== WRITTEN TASK ==
An exact copy of all the data is required, with pictures left out.

== EXTRACTED DATA ==

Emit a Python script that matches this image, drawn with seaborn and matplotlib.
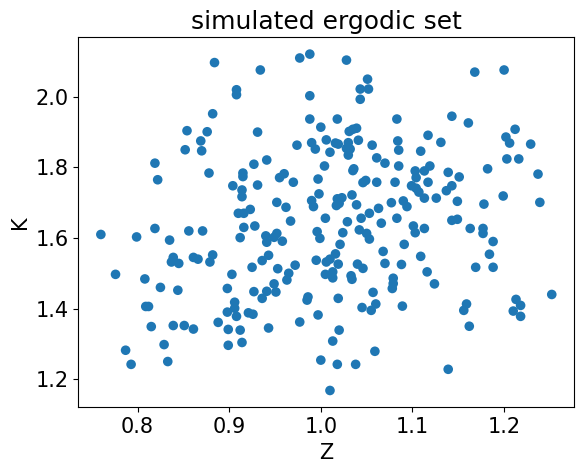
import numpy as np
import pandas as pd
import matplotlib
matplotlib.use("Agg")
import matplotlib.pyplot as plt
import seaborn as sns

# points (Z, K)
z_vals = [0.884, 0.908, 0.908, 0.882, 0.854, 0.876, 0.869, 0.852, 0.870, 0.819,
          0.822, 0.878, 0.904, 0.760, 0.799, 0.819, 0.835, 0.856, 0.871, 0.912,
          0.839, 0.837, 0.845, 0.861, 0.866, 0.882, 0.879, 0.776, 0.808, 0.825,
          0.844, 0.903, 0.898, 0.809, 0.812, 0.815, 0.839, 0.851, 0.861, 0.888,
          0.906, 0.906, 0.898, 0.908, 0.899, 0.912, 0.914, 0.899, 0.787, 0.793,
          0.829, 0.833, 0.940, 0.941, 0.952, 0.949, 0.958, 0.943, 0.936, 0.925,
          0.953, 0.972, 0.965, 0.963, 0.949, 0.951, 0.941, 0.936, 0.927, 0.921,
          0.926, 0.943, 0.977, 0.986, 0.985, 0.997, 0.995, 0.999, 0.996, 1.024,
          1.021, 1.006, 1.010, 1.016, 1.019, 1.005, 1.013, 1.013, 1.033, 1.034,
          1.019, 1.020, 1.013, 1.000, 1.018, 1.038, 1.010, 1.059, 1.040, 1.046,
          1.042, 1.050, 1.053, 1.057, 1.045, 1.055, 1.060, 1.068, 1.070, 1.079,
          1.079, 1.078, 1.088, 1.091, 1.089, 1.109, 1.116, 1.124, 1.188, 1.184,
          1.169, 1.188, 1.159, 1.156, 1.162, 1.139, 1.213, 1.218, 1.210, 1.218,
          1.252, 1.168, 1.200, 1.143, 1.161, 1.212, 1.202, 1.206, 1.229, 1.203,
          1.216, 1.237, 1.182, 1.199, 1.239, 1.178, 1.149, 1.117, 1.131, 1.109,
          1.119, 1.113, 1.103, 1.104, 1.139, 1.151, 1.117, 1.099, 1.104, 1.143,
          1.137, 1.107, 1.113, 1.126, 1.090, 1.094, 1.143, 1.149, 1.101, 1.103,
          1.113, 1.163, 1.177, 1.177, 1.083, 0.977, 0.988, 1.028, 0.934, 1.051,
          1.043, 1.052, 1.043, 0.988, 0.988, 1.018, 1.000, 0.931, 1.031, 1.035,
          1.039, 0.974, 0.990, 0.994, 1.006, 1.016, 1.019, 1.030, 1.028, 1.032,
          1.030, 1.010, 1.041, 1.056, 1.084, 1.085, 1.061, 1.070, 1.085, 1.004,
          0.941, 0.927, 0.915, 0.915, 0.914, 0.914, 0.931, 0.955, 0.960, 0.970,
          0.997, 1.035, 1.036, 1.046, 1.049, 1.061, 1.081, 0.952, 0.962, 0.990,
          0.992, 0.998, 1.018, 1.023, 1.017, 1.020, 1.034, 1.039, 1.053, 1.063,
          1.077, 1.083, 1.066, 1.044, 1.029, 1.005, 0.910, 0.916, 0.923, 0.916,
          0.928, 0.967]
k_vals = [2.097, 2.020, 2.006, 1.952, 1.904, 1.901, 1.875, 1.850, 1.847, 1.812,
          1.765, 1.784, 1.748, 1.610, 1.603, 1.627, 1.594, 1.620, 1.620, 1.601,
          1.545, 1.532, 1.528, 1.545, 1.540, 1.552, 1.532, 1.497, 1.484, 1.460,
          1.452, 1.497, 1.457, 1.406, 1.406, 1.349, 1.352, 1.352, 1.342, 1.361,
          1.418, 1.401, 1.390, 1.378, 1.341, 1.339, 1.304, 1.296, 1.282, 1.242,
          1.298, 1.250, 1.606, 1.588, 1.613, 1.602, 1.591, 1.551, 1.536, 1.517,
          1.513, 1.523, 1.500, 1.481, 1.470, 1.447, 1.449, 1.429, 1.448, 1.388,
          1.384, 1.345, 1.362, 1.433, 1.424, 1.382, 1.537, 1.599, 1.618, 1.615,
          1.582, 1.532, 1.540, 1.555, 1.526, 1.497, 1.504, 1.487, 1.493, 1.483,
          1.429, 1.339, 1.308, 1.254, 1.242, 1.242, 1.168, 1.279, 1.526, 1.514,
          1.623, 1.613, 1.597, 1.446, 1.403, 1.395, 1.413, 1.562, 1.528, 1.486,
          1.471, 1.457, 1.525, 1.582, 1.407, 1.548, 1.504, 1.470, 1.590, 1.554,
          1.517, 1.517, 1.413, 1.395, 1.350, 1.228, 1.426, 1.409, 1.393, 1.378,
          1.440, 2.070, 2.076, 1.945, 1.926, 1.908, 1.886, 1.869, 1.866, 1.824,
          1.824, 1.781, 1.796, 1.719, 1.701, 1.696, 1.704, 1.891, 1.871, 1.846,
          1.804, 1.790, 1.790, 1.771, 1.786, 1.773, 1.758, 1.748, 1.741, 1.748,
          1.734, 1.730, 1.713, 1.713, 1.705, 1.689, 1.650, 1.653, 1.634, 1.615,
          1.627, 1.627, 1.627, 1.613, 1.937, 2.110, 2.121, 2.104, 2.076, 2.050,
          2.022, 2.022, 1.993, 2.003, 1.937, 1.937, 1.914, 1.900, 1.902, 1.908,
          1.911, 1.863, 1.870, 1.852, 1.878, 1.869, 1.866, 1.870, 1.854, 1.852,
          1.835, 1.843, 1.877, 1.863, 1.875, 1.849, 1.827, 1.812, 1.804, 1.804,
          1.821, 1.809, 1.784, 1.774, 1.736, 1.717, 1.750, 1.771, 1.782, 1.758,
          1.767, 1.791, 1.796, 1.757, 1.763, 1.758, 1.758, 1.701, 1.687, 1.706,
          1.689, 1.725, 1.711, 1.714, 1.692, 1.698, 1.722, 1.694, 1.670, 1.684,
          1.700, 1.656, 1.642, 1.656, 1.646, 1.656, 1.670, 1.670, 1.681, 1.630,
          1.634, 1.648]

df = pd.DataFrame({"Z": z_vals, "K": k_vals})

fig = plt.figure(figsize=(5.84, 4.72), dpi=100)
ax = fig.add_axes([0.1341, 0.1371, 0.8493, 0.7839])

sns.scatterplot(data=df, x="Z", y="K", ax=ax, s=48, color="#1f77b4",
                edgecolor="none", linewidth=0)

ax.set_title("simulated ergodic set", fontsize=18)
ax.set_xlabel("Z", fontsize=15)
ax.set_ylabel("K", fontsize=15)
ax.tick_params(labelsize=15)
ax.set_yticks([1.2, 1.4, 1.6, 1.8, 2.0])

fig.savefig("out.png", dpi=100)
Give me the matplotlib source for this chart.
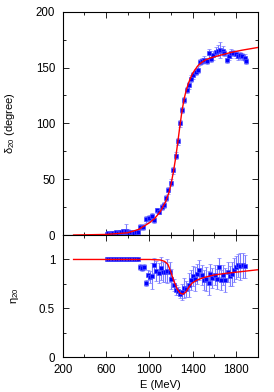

== EXERCISE ANSWER ==
Emit a Python script that matches this image, drawn with seaborn and matplotlib.
import numpy as np
import pandas as pd
import matplotlib
matplotlib.use("Agg")
import matplotlib.pyplot as plt
import seaborn as sns

# points (Z, K)
z_vals = [0.884, 0.908, 0.908, 0.882, 0.854, 0.876, 0.869, 0.852, 0.870, 0.819,
          0.822, 0.878, 0.904, 0.760, 0.799, 0.819, 0.835, 0.856, 0.871, 0.912,
          0.839, 0.837, 0.845, 0.861, 0.866, 0.882, 0.879, 0.776, 0.808, 0.825,
          0.844, 0.903, 0.898, 0.809, 0.812, 0.815, 0.839, 0.851, 0.861, 0.888,
          0.906, 0.906, 0.898, 0.908, 0.899, 0.912, 0.914, 0.899, 0.787, 0.793,
          0.829, 0.833, 0.940, 0.941, 0.952, 0.949, 0.958, 0.943, 0.936, 0.925,
          0.953, 0.972, 0.965, 0.963, 0.949, 0.951, 0.941, 0.936, 0.927, 0.921,
          0.926, 0.943, 0.977, 0.986, 0.985, 0.997, 0.995, 0.999, 0.996, 1.024,
          1.021, 1.006, 1.010, 1.016, 1.019, 1.005, 1.013, 1.013, 1.033, 1.034,
          1.019, 1.020, 1.013, 1.000, 1.018, 1.038, 1.010, 1.059, 1.040, 1.046,
          1.042, 1.050, 1.053, 1.057, 1.045, 1.055, 1.060, 1.068, 1.070, 1.079,
          1.079, 1.078, 1.088, 1.091, 1.089, 1.109, 1.116, 1.124, 1.188, 1.184,
          1.169, 1.188, 1.159, 1.156, 1.162, 1.139, 1.213, 1.218, 1.210, 1.218,
          1.252, 1.168, 1.200, 1.143, 1.161, 1.212, 1.202, 1.206, 1.229, 1.203,
          1.216, 1.237, 1.182, 1.199, 1.239, 1.178, 1.149, 1.117, 1.131, 1.109,
          1.119, 1.113, 1.103, 1.104, 1.139, 1.151, 1.117, 1.099, 1.104, 1.143,
          1.137, 1.107, 1.113, 1.126, 1.090, 1.094, 1.143, 1.149, 1.101, 1.103,
          1.113, 1.163, 1.177, 1.177, 1.083, 0.977, 0.988, 1.028, 0.934, 1.051,
          1.043, 1.052, 1.043, 0.988, 0.988, 1.018, 1.000, 0.931, 1.031, 1.035,
          1.039, 0.974, 0.990, 0.994, 1.006, 1.016, 1.019, 1.030, 1.028, 1.032,
          1.030, 1.010, 1.041, 1.056, 1.084, 1.085, 1.061, 1.070, 1.085, 1.004,
          0.941, 0.927, 0.915, 0.915, 0.914, 0.914, 0.931, 0.955, 0.960, 0.970,
          0.997, 1.035, 1.036, 1.046, 1.049, 1.061, 1.081, 0.952, 0.962, 0.990,
          0.992, 0.998, 1.018, 1.023, 1.017, 1.020, 1.034, 1.039, 1.053, 1.063,
          1.077, 1.083, 1.066, 1.044, 1.029, 1.005, 0.910, 0.916, 0.923, 0.916,
          0.928, 0.967]
k_vals = [2.097, 2.020, 2.006, 1.952, 1.904, 1.901, 1.875, 1.850, 1.847, 1.812,
          1.765, 1.784, 1.748, 1.610, 1.603, 1.627, 1.594, 1.620, 1.620, 1.601,
          1.545, 1.532, 1.528, 1.545, 1.540, 1.552, 1.532, 1.497, 1.484, 1.460,
          1.452, 1.497, 1.457, 1.406, 1.406, 1.349, 1.352, 1.352, 1.342, 1.361,
          1.418, 1.401, 1.390, 1.378, 1.341, 1.339, 1.304, 1.296, 1.282, 1.242,
          1.298, 1.250, 1.606, 1.588, 1.613, 1.602, 1.591, 1.551, 1.536, 1.517,
          1.513, 1.523, 1.500, 1.481, 1.470, 1.447, 1.449, 1.429, 1.448, 1.388,
          1.384, 1.345, 1.362, 1.433, 1.424, 1.382, 1.537, 1.599, 1.618, 1.615,
          1.582, 1.532, 1.540, 1.555, 1.526, 1.497, 1.504, 1.487, 1.493, 1.483,
          1.429, 1.339, 1.308, 1.254, 1.242, 1.242, 1.168, 1.279, 1.526, 1.514,
          1.623, 1.613, 1.597, 1.446, 1.403, 1.395, 1.413, 1.562, 1.528, 1.486,
          1.471, 1.457, 1.525, 1.582, 1.407, 1.548, 1.504, 1.470, 1.590, 1.554,
          1.517, 1.517, 1.413, 1.395, 1.350, 1.228, 1.426, 1.409, 1.393, 1.378,
          1.440, 2.070, 2.076, 1.945, 1.926, 1.908, 1.886, 1.869, 1.866, 1.824,
          1.824, 1.781, 1.796, 1.719, 1.701, 1.696, 1.704, 1.891, 1.871, 1.846,
          1.804, 1.790, 1.790, 1.771, 1.786, 1.773, 1.758, 1.748, 1.741, 1.748,
          1.734, 1.730, 1.713, 1.713, 1.705, 1.689, 1.650, 1.653, 1.634, 1.615,
          1.627, 1.627, 1.627, 1.613, 1.937, 2.110, 2.121, 2.104, 2.076, 2.050,
          2.022, 2.022, 1.993, 2.003, 1.937, 1.937, 1.914, 1.900, 1.902, 1.908,
          1.911, 1.863, 1.870, 1.852, 1.878, 1.869, 1.866, 1.870, 1.854, 1.852,
          1.835, 1.843, 1.877, 1.863, 1.875, 1.849, 1.827, 1.812, 1.804, 1.804,
          1.821, 1.809, 1.784, 1.774, 1.736, 1.717, 1.750, 1.771, 1.782, 1.758,
          1.767, 1.791, 1.796, 1.757, 1.763, 1.758, 1.758, 1.701, 1.687, 1.706,
          1.689, 1.725, 1.711, 1.714, 1.692, 1.698, 1.722, 1.694, 1.670, 1.684,
          1.700, 1.656, 1.642, 1.656, 1.646, 1.656, 1.670, 1.670, 1.681, 1.630,
          1.634, 1.648]

df = pd.DataFrame({"Z": z_vals, "K": k_vals})

fig = plt.figure(figsize=(5.84, 4.72), dpi=100)
ax = fig.add_axes([0.1341, 0.1371, 0.8493, 0.7839])

sns.scatterplot(data=df, x="Z", y="K", ax=ax, s=48, color="#1f77b4",
                edgecolor="none", linewidth=0)

ax.set_title("simulated ergodic set", fontsize=18)
ax.set_xlabel("Z", fontsize=15)
ax.set_ylabel("K", fontsize=15)
ax.tick_params(labelsize=15)
ax.set_yticks([1.2, 1.4, 1.6, 1.8, 2.0])

fig.savefig("out.png", dpi=100)
Give me the matplotlib source for this chart.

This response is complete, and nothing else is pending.